Heritage Party parliamentary faction member Armen Martirosyan considered last week’s discussions on Armenia’s Electoral Code to be substantial.

The MP isolated two issues from those discussed: publicizing electoral lists and the mechanism of recalling members of committees.

“After one, two Q & A’s on the recall mechanism, they accepted the existence of this problem and that there has to be a mechanism for recall,” he said.

Opponents to publicizing lists, according to Martirosyan, spoke of vendettas, especially in village areas. “It’s clear that the individual who is raising such an issue definitely lives a few hundred kilometers from the village because he doesn’t know that villages, by law, are very closed collectives and everyone knows who goes and who doesn’t go [to the polling booths] and approximately who will vote for who.”

The issue is not about who from Armenia’s citizens will go to the polling stations and who won’t, but that who from those who cannot be found and those who have died go to vote, implying violations when such names appear as voters at certain polling stations.

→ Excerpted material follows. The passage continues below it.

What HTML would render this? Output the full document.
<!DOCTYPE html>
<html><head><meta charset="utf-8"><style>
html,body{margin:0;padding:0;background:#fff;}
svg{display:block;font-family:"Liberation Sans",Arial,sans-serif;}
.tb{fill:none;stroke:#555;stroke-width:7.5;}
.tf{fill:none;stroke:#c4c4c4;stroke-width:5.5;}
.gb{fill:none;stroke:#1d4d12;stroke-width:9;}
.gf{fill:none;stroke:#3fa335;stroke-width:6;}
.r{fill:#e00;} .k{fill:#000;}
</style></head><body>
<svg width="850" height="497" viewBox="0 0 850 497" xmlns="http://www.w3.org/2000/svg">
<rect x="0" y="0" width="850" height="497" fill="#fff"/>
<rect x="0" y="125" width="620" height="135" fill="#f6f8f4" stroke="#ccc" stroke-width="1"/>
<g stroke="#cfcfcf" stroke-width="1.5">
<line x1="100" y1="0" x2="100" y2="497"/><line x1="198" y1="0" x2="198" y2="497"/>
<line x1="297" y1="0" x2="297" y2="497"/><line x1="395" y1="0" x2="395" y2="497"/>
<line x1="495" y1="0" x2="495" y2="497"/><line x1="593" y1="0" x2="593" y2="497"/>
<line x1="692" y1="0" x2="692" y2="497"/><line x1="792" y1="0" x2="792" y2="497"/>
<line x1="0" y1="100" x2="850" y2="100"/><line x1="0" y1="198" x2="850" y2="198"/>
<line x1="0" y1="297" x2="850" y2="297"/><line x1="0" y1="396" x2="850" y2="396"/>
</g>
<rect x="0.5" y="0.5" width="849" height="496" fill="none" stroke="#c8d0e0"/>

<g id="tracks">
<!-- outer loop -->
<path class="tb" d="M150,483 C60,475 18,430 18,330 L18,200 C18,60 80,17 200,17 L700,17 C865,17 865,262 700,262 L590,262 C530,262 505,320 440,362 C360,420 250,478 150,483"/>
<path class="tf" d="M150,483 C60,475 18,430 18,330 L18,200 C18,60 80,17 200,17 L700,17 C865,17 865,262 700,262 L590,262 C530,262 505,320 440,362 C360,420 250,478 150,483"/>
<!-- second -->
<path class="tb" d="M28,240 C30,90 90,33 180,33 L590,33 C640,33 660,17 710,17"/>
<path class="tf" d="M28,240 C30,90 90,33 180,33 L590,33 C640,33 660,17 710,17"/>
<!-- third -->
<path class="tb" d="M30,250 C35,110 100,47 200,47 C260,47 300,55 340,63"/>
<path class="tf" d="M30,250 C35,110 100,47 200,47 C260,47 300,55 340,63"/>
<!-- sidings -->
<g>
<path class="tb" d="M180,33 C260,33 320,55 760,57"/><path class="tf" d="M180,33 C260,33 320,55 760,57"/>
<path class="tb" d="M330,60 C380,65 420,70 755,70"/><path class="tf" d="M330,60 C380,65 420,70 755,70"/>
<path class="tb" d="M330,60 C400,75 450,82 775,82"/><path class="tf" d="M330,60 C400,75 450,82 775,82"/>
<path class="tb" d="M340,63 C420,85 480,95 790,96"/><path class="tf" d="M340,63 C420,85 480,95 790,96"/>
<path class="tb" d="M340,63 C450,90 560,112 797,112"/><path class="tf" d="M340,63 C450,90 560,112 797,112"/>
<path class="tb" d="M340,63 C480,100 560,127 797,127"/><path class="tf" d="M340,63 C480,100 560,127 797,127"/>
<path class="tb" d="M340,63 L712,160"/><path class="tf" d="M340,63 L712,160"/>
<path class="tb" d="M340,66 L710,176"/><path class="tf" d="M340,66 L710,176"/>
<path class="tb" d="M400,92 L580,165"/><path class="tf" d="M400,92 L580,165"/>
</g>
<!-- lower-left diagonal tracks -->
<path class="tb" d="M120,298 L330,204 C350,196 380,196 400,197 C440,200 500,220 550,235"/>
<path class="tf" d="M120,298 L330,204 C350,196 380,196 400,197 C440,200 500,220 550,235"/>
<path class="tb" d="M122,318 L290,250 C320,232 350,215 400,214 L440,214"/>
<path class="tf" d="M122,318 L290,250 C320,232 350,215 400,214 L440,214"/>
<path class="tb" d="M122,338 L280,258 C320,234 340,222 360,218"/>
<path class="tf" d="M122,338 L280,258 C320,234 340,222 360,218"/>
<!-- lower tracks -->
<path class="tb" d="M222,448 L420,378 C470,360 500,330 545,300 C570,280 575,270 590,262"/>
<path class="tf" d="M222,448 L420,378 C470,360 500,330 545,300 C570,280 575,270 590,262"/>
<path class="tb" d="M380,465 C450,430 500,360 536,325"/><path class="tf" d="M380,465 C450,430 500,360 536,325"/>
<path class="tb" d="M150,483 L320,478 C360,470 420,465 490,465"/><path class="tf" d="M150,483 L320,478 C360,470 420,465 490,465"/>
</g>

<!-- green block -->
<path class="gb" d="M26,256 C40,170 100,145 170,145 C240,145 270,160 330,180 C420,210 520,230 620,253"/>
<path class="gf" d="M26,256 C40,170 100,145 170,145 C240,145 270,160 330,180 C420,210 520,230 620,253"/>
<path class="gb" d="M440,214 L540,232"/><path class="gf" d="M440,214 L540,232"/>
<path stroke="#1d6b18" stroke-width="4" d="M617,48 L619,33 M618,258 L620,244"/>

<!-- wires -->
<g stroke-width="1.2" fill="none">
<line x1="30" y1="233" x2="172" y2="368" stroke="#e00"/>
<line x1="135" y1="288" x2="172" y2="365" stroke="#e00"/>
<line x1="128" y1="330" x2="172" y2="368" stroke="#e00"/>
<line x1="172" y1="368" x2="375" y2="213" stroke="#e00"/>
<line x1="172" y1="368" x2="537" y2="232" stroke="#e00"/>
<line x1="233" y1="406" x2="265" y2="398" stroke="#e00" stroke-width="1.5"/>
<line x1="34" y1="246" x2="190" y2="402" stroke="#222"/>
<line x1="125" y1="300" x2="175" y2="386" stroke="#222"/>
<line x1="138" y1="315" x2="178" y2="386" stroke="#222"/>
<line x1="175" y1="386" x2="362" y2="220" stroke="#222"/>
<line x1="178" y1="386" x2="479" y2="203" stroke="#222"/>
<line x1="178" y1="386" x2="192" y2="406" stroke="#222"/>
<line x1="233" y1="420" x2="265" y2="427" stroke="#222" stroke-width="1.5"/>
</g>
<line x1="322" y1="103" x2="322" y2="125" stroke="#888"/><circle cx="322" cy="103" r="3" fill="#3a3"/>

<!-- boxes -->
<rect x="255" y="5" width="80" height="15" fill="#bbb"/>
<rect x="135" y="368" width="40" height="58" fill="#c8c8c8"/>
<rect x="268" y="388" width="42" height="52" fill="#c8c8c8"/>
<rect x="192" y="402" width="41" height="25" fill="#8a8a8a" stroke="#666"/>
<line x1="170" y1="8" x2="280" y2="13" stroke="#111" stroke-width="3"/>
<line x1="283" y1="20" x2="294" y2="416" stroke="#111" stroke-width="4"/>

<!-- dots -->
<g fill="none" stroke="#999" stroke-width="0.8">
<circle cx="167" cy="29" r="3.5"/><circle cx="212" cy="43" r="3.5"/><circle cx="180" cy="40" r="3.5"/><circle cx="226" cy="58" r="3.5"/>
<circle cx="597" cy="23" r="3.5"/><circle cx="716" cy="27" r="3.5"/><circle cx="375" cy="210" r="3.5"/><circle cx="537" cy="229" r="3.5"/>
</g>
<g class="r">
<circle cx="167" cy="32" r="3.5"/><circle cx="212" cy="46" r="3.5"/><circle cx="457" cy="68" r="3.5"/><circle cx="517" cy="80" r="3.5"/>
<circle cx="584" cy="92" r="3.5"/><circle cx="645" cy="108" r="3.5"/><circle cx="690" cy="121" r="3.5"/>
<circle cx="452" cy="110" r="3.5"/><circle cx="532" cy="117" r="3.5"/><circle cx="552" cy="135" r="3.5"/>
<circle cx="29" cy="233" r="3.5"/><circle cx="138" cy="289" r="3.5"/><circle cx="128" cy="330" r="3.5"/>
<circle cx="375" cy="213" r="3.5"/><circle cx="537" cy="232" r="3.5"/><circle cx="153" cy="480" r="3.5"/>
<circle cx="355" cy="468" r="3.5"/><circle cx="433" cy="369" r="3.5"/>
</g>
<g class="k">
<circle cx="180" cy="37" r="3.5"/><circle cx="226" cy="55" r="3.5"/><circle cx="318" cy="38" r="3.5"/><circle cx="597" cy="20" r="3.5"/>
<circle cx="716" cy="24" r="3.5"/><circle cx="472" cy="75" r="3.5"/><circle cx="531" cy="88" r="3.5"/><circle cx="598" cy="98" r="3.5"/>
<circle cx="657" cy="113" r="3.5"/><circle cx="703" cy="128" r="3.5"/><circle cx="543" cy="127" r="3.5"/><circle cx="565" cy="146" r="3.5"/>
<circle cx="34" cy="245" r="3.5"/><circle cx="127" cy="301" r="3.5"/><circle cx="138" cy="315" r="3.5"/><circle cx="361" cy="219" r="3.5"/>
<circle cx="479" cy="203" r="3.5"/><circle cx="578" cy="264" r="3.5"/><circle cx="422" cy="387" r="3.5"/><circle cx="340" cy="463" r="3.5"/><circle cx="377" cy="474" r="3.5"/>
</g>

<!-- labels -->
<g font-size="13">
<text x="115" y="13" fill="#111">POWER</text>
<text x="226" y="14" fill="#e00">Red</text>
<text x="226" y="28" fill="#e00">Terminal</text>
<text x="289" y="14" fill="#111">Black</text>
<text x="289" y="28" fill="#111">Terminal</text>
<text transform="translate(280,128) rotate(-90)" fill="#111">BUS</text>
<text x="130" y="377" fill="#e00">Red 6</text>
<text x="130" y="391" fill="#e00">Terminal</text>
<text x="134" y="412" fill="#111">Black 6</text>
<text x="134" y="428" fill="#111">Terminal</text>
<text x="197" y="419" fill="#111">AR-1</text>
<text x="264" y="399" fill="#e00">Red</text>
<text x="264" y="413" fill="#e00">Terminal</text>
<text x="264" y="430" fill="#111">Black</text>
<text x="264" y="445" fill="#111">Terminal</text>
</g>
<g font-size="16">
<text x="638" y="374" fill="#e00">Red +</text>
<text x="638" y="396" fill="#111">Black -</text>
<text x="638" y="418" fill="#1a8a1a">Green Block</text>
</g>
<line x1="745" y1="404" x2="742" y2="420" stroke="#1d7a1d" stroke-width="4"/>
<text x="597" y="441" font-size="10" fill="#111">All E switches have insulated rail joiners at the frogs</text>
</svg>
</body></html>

“I also consider important women’s participation. We see today that even the 10% scale provided by law in the lists is not maintained and in political parties with huge factions, only one, two women are parliamentarians,” said the Heritage Party member, who considered this fact “an appropriate expression of a non-democratic country, considering that more than half of our population are women and having such a resource, we are not using it effectively.”

“The suggestion is to define women’s presence within the limits of 30%; moreover, establish that in the case of a female candidate leaving, again it must be a woman [to take her position],” said Martirosyan. if there are no female candidates in the electoral list, only then, according to order, can a man take her place, concluded the MP.